My kitchen closet measures as follows:

Width along back wall is 30" with and that width increases to 30-6/16" by the front corners. Studs are located (from l. to r.) along the back wall at 3/4", 11-3/4" and 27-1/2". The width increases to 30-6/16inches by the front corners.

The depth of the closet (excluding door frame moulding) is 22-7/8" Left and 23" Right. Studs on Left wall are 1/2" in from each corner. On Right wall I could find no studs but assume they are in the corners.

This kitchen closet is bare and I want shelves that can hold a lot of weight such as canned goods, rice, sugar, flour, pots/pans, giant juice bottles, boxes. I was considering wire shelves anchored to drywall, similar to the shelves sgtcasey was getting rid of, only the wires of the shelves would be closer together (1/2" vs. 1"). This 16" closemesh fixed wire shelving is guaranteed to hold 200 lbs. per shelf anchored only to drywall and not to studs. Any deflections (bending) of the shelves under weight would be considered a cosmetic and not a structural fault and could be completely eliminated by adding $12-worth of extra bracing in the form of 4 support cups per shelf.
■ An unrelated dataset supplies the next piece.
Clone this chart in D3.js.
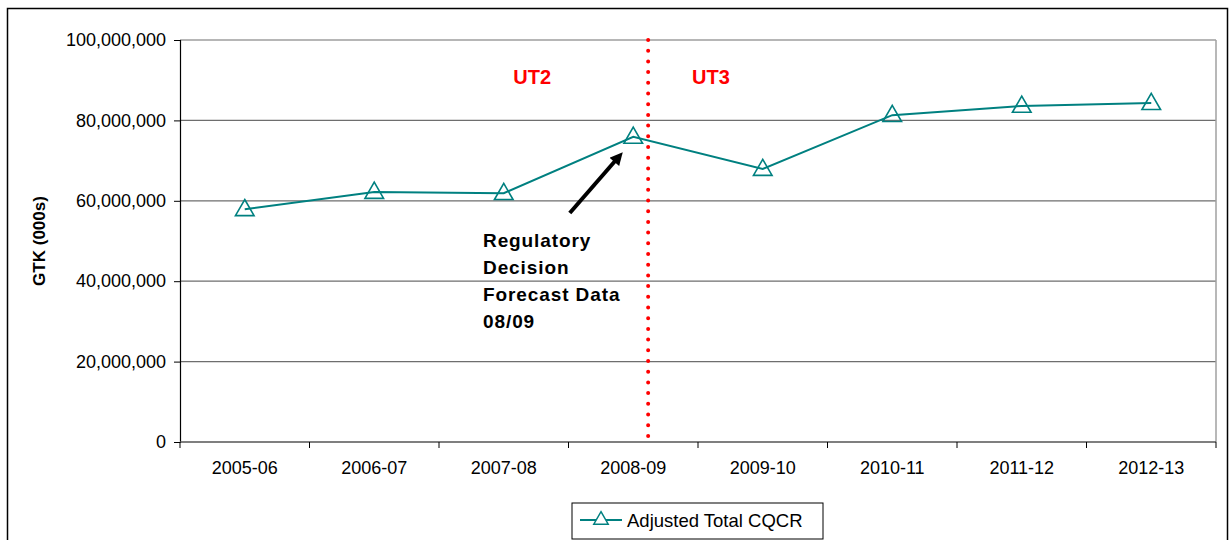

I was tempted to get this installed but don't understand how the drywall can support all this weight. Plus I don't like the idea of box crumbs leaking from top to bottom shelf and making dust over the tops of all the items on wire shelves below.

I should greatly appreciate any advice and direction you may be able to give me. If you have a chance, I'd also appreciate receiving a diagram on how to toenail with screws after a drilling a pilothole. Many thanks!